=== Stored data ===
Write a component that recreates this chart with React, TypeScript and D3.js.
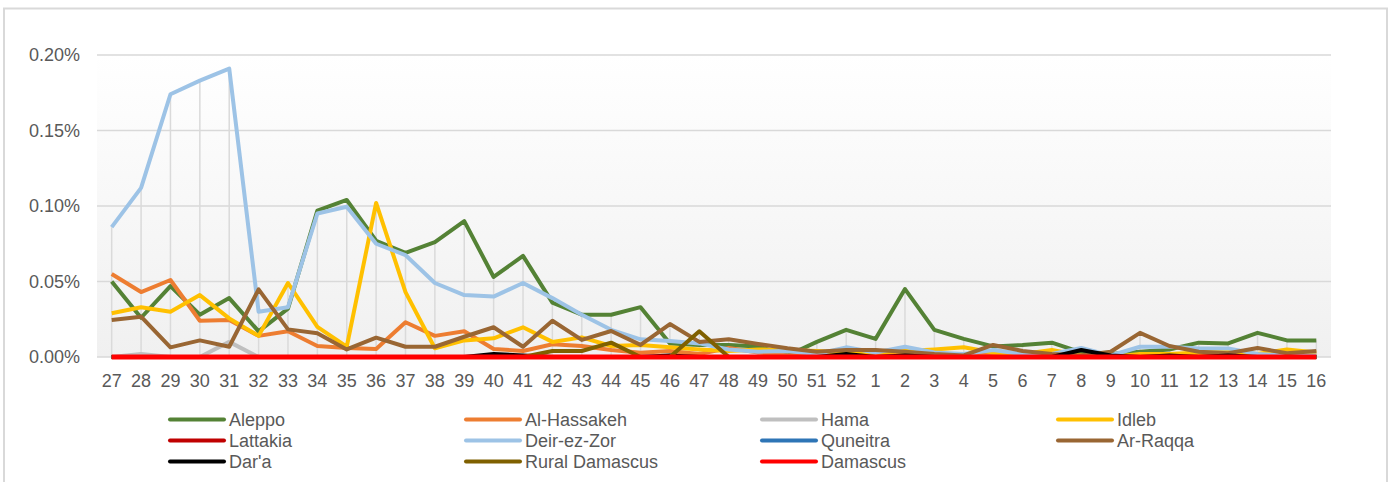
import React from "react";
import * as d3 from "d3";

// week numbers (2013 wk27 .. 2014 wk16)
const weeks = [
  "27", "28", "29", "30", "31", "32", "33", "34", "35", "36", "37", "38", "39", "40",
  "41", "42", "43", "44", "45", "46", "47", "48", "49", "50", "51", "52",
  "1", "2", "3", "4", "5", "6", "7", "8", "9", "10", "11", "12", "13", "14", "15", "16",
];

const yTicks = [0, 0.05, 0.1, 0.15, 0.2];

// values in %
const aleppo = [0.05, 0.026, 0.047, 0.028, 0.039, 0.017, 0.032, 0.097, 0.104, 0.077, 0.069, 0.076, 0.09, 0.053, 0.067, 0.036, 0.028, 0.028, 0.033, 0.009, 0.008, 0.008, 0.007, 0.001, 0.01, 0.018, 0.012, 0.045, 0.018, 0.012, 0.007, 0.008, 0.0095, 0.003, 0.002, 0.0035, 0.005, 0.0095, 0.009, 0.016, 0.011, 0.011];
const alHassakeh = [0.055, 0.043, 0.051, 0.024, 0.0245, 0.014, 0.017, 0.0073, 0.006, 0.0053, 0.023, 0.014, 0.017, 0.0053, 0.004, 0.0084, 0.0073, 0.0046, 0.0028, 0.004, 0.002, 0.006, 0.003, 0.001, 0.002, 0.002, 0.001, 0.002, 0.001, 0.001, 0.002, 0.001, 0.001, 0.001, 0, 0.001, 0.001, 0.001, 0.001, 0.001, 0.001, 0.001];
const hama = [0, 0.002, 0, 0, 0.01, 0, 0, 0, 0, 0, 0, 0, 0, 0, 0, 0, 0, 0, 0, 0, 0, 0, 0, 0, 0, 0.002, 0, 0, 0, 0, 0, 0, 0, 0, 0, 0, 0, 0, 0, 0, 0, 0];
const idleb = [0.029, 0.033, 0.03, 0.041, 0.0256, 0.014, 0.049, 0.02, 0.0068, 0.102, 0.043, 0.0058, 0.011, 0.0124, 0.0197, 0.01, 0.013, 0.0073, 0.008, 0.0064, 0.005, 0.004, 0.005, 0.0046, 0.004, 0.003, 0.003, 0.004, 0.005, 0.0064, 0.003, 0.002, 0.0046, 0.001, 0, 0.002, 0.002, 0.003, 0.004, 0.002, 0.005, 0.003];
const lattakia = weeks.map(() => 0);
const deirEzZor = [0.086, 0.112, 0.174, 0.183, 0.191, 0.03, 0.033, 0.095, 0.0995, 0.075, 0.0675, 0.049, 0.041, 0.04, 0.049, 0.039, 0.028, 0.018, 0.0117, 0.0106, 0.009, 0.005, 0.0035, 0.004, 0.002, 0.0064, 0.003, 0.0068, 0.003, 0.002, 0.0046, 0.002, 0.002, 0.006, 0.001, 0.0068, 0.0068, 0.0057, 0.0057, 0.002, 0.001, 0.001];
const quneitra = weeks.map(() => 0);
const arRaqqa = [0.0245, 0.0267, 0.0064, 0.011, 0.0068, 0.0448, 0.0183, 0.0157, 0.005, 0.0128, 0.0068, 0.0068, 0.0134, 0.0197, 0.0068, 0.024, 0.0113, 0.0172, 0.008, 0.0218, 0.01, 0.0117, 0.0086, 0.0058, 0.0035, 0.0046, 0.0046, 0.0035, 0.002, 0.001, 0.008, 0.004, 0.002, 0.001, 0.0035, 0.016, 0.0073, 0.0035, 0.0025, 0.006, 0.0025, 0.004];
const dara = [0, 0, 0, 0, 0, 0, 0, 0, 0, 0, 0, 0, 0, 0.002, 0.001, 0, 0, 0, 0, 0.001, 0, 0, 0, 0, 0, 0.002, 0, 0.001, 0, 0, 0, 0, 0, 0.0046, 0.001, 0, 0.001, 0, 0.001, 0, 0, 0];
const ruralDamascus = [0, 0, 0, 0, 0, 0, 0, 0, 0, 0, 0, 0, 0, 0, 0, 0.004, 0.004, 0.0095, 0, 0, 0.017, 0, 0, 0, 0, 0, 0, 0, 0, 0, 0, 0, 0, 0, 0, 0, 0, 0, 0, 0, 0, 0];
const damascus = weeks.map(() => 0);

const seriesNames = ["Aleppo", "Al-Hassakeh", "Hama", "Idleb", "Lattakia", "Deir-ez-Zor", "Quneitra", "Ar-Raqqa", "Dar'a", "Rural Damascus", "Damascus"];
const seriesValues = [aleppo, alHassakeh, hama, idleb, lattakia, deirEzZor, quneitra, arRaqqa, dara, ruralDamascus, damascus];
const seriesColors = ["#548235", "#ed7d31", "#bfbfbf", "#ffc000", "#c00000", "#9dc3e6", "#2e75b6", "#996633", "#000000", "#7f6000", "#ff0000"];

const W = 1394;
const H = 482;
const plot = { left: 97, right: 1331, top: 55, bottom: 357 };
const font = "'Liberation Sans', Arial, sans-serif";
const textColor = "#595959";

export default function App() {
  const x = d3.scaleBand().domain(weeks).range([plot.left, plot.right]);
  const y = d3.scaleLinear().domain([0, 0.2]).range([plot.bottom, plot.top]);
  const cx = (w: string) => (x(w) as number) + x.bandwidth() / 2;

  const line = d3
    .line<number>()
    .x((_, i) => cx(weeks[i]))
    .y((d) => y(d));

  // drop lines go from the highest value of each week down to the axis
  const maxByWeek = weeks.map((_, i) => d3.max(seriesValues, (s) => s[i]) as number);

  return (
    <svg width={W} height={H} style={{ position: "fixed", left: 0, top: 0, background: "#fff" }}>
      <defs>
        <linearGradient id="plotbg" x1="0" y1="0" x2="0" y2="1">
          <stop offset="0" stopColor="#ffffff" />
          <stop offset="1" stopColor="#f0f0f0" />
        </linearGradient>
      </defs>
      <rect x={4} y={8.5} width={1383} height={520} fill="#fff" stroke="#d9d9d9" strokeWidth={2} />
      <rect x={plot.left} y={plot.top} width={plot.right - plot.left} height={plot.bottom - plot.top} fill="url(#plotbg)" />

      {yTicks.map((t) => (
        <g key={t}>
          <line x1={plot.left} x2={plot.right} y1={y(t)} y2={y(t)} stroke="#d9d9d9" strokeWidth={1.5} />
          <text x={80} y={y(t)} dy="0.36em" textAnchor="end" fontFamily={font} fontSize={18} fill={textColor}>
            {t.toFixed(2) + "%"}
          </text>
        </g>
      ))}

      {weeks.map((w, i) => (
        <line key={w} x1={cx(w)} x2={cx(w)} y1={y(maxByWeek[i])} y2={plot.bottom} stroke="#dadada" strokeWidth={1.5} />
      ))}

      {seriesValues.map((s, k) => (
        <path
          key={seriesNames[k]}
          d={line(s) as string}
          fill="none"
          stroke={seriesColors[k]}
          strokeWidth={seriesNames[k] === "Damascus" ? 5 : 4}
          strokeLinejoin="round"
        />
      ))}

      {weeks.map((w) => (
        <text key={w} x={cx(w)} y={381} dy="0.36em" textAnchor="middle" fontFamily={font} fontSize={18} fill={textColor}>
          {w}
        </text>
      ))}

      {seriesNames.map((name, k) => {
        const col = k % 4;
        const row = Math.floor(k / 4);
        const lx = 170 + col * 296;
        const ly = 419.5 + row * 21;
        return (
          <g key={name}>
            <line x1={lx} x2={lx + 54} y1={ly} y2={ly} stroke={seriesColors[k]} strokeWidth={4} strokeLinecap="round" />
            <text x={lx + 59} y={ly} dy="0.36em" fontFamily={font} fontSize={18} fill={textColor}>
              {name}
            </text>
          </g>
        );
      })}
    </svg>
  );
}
===
> _Exercise instructions_
Give again, word for word, every line from the top of the data above to the line holding "import * as", inclusive, with the pictures left out.

> _Solution_
Write a component that recreates this chart with React, TypeScript and D3.js.
import React from "react";
import * as d3 from "d3";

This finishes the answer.